The Bloc Québécois plans to block a Conservative-led push to have the prime minister fire his top aide following the revelation that Katie Telford was aware of sexual misconduct allegations against Gen. Jonathan Vance — but did not tell the prime minister.
In an opposition day motion, the Conservatives contend Telford was “complicit in hiding the truth from Canadians” when she didn’t notify Prime Minister Justin Trudeau of the 2018 allegation against Vance, first reported by Global News.
“The House call upon the Prime Minister to dismiss his Chief of Staff for failing to notify him about a serious sexual harassment allegation at the highest ranks of the Canadian Armed Forces and for being complicit in hiding the truth from Canadians,” the motion read.
However, the motion itself isn’t binding and Trudeau is under no obligation to fire his chief of staff, even if multiple parties vote in favour of the motion.
And after the Bloc Québécois spoke about the motion on Tuesday, it became apparent that it is destined to fail. That’s because the Liberals and the Bloc have enough votes between the two of them to shut down the motion.
“We will be voting against this motion,” Bloc Québécois MP Rhéal Fortin said in the House of Commons debate Tuesday.
“Although this situation is deplorable and deserves appropriate sanction to be meted out, what we really need is for the minister of defence to appear before committee and we need a clear timeline of what happened. We want to hear the truth.”
The Conservative call for Telford’s firing comes three months after Global News first reported allegations of inappropriate behaviour levelled against Vance, the former chief of defence staff.
In the weeks since, military police have opened investigations into Vance as well as Adm. Art McDonald, Vance’s successor as chief of defence staff. Multiple women have also spoken out publicly, sharing allegations of high-level sexual misconduct in the Canadian Forces.
Vance denies all allegations of inappropriate conduct. McDonald declined to comment, citing legal advice and the investigation that remains underway.
Global News’ reporting has also since led to multiple committees studying the issue of sexual misconduct in the military. It was at one of those meetings that Telford’s former colleague Elder Marques shared new information that prompted the Tories to call for Telford’s firing.
Marques, who was a senior advisor in the Prime Minister’s Office in 2018, told a committee Telford was aware of a 2018 allegation against Vance and that he kept her updated as bureaucrats at the Privy Council Office opened a probe — which they abandoned shortly thereafter — into the matter.
The revelation prompted questions about why the prime minister’s closest confidantes allegedly opted not to share any details of the complaint with him.
Trudeau has spoken out in defence of Telford, stating last week that she is the reason the current government calls itself a “feminist” one.
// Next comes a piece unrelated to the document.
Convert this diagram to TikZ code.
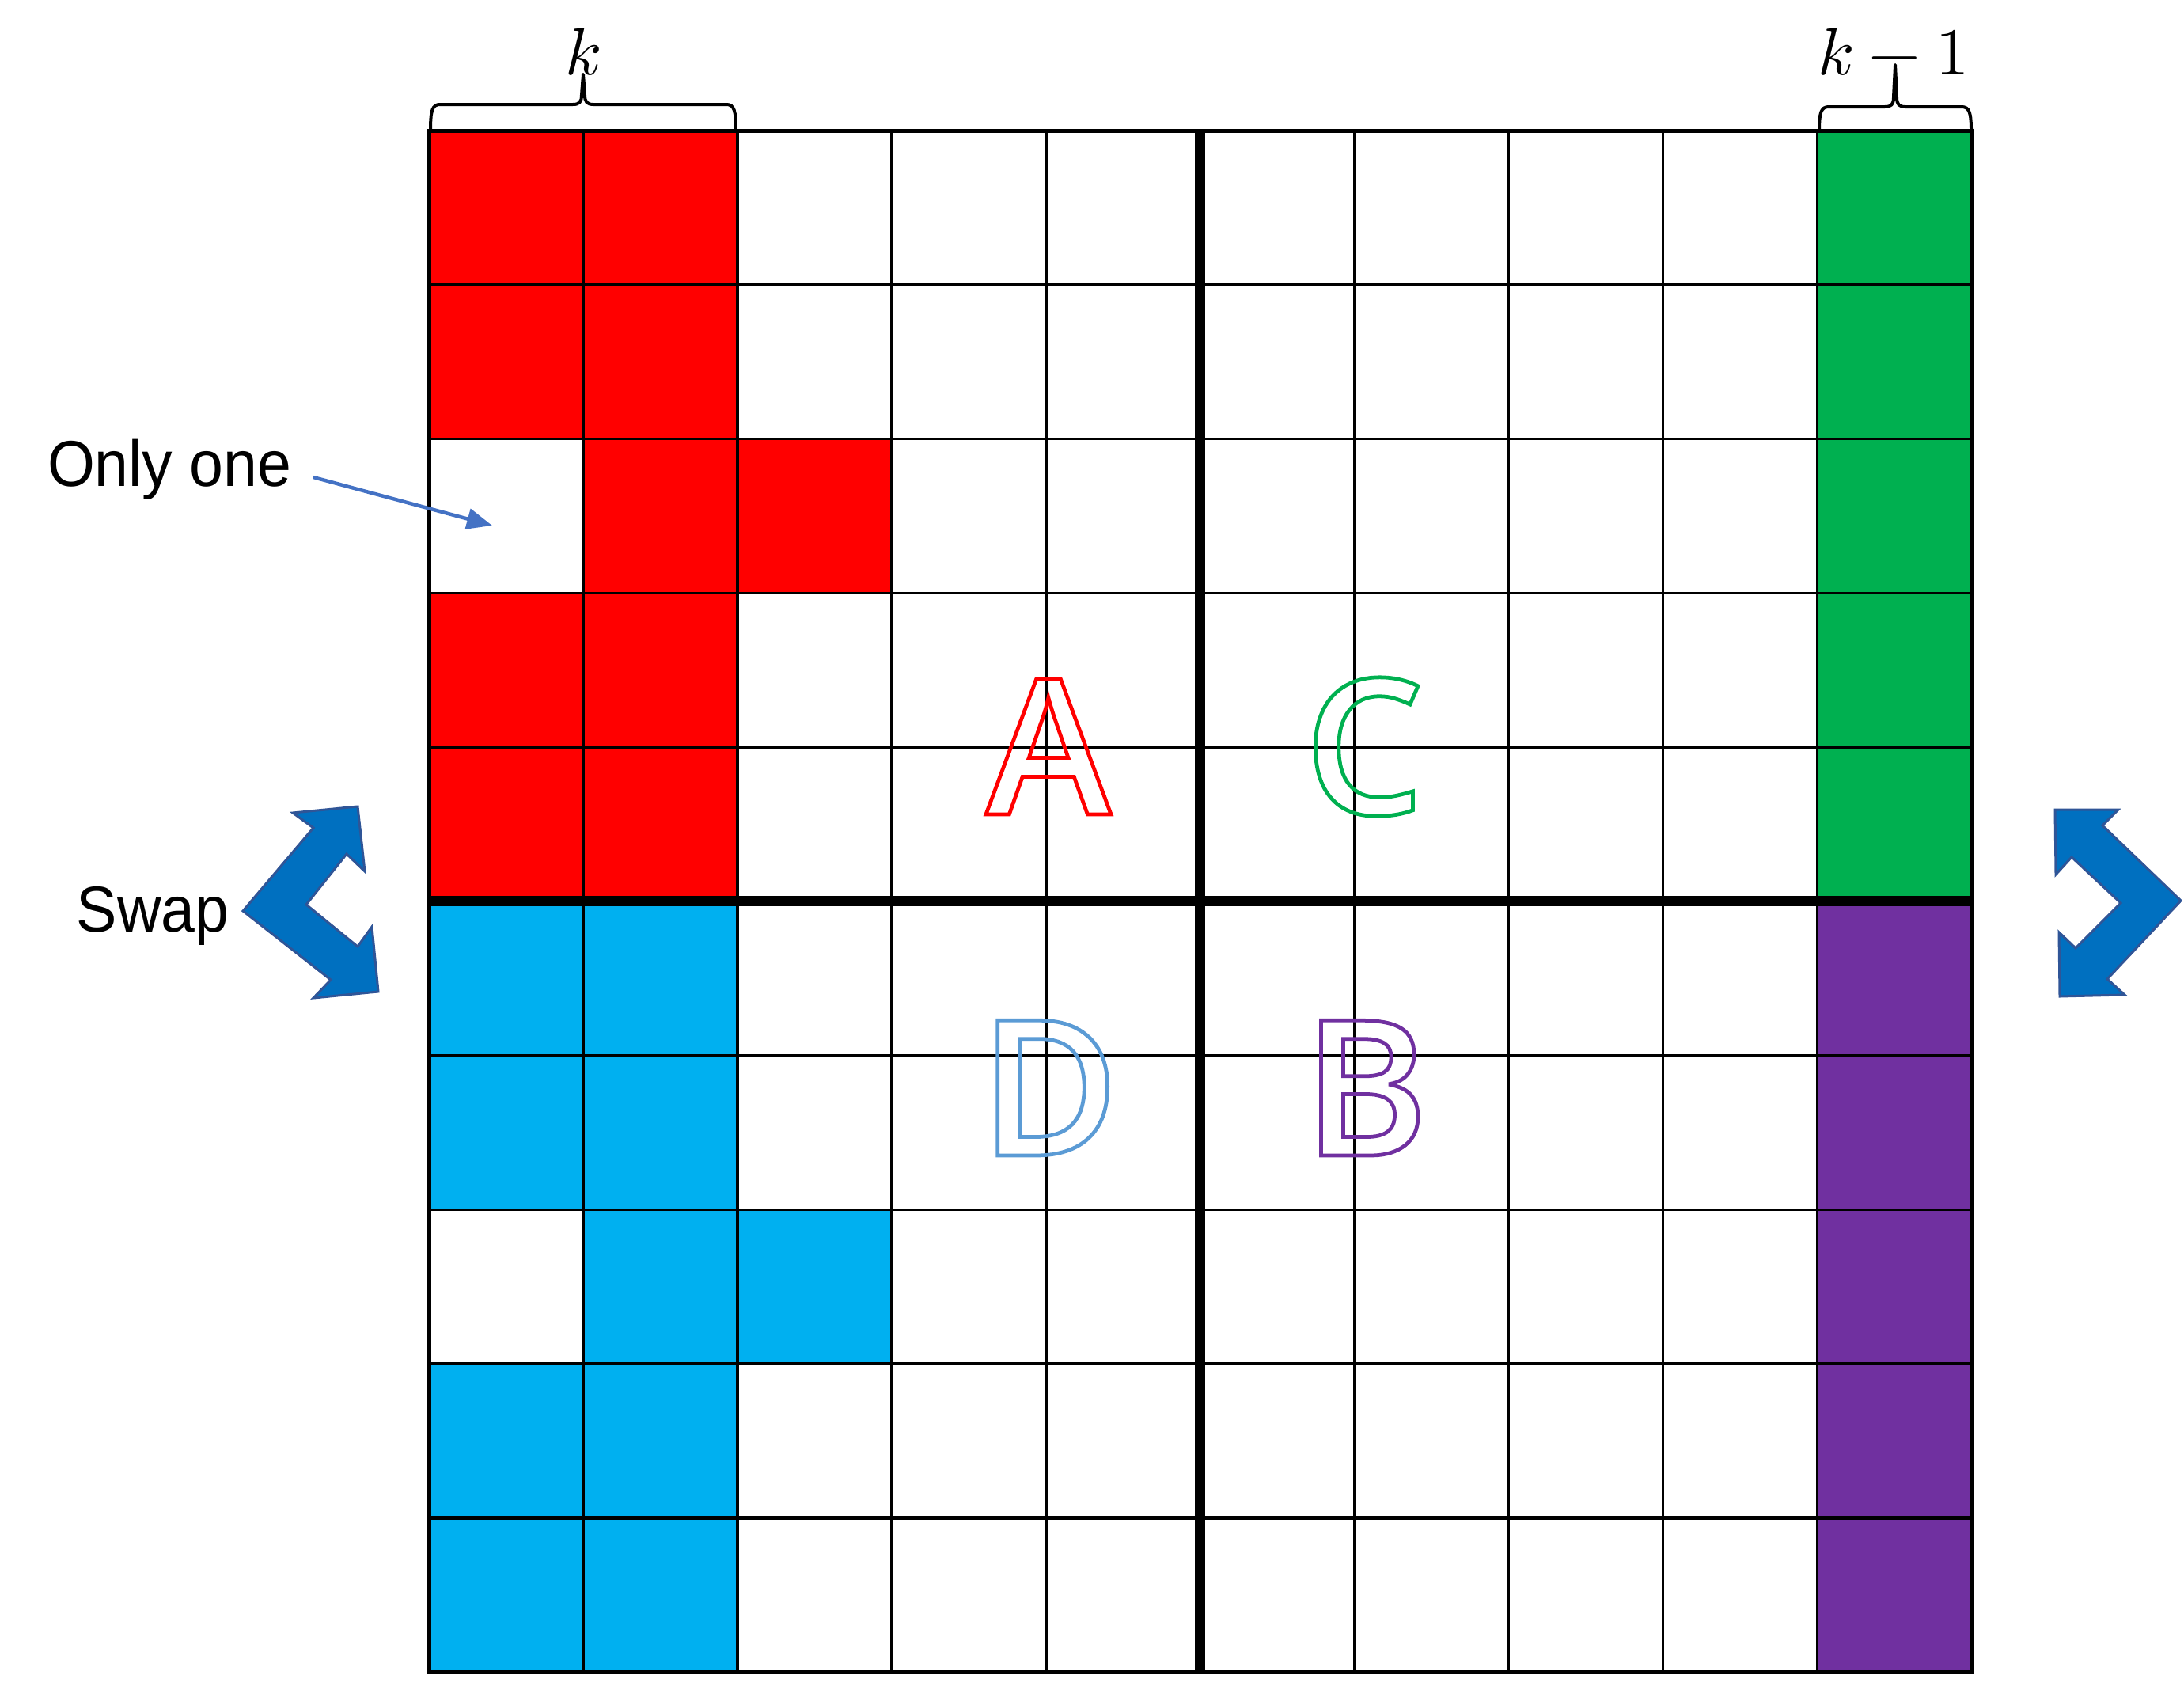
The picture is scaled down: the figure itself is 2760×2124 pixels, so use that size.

“It’s because of Katie that I have sat down with multiple women leaders within the Armed Forces and elsewhere to have conversations about this over the years to look at what more can and should be done,” he said.
When pressed further on Telford’s handling of the situation on Tuesday, Trudeau criticized the Conservative Party’s push to bring Telford before committee for questioning.
“It is unfortunate but not surprising to see Conservatives playing extremely aggressive partisan games with this issue,” he said.
“Our focus as a country needs to be on supporting survivors of sexual assault and harassment and recognizing that the systems that have been in place for many years in the military and elsewhere have not given people comfort to come forward, share their stories, and demand consequences. That is a failing that we have collectively had, particularly in the armed forces, and it’s something that needs to end.”
Meanwhile, the debate in the House of Commons continued Tuesday. The discussion grew heated as the Conservatives argued for Telford’s firing — and implied that she may be taking the fall for the prime minister.
“If she covered it up, she deserves to be fired. But if she didn’t cover it up and he’s not telling the truth, he needs to stand up, tell the truth, own up to what he’s done and…take responsibility for his mistruths, for his conduct and for his cover up,” said Conservative Deputy Leader Candice Bergen.
She added that “something about this whole story that’s being told just doesn’t ring true.”
“But it’s indeed what the prime minister is saying. So we’re going to call him to act on it,” Bergen said.
The Liberals fired back, accusing the Conservatives of “toxic partisan finger pointing.”
“I think we really need to make sure that we end the very toxic partisan finger pointing and really all of us as parties get together and really focus on what we do to provide the right supports to survivors,” said Anita Vandenbeld, who serves as parliamentary secretary to the defence minister.
“This isn’t about the politicians, the men, who said what, who did what. This is about the people, and they are men and women, who need us right now, need parliament to be focused on solutions, on fixing the problem and on doing right by them.”